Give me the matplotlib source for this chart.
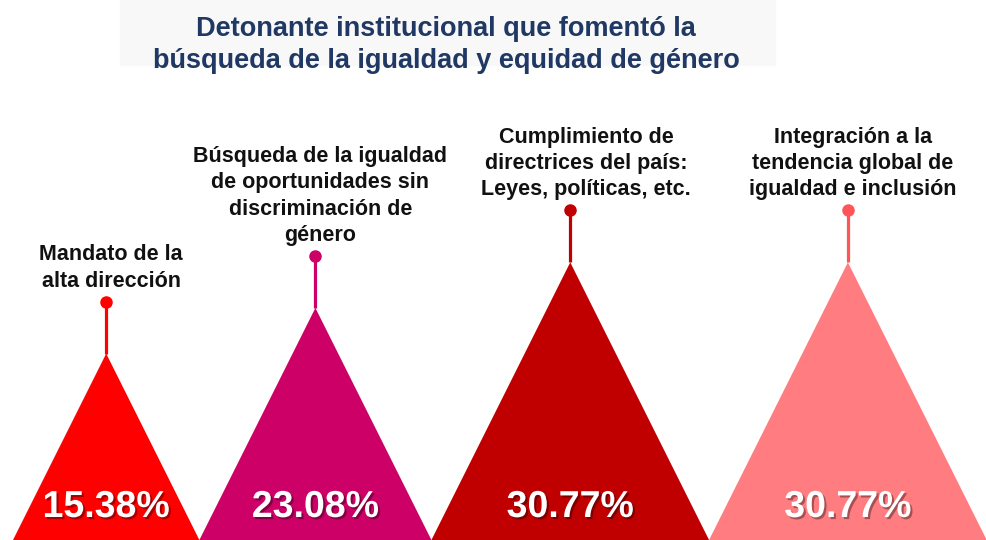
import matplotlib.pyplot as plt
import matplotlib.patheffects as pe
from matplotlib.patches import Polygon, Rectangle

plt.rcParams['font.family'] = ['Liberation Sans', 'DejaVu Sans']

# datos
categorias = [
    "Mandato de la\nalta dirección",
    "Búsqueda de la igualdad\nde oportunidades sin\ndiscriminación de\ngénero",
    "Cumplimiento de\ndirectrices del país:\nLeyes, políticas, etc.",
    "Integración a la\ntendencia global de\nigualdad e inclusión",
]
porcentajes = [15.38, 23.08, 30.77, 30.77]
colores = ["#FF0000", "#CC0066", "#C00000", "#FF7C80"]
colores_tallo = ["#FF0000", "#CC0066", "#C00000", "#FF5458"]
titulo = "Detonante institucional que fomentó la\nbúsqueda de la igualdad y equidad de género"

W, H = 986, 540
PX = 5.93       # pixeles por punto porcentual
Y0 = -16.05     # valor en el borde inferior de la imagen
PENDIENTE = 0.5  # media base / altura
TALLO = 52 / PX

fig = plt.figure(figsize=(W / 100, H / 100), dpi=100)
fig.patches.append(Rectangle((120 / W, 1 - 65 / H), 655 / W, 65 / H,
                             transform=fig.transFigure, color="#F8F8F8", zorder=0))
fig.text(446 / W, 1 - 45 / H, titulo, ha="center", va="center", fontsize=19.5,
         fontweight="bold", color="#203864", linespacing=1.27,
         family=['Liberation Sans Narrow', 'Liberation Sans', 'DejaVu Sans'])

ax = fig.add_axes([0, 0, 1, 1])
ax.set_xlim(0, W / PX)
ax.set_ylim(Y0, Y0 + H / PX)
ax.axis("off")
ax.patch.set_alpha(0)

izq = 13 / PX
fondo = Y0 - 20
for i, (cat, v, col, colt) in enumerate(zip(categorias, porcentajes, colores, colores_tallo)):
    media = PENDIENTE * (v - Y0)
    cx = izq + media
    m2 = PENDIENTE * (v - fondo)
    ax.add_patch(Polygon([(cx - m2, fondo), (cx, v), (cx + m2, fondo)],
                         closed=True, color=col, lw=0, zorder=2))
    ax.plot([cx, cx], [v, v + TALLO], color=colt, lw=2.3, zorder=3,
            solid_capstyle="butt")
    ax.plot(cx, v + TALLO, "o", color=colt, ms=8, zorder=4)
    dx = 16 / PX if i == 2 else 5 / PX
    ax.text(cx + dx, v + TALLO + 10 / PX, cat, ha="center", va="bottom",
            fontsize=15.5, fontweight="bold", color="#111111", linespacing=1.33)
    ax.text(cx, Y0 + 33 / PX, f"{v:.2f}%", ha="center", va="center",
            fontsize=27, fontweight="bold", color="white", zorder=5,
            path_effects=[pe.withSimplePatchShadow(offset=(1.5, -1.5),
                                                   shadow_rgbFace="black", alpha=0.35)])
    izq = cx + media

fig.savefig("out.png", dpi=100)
──────────────────────────────
▶ **WORK TO BE COMPLETED**: Leave the pictures out and reproduce exactly the lines from the top of the listing above through the line with "plt.rcParams['font.family'] = ['Liberation".

▶ **SOLUTION TO THE EXERCISE**:
Give me the matplotlib source for this chart.
import matplotlib.pyplot as plt
import matplotlib.patheffects as pe
from matplotlib.patches import Polygon, Rectangle

plt.rcParams['font.family'] = ['Liberation Sans', 'DejaVu Sans']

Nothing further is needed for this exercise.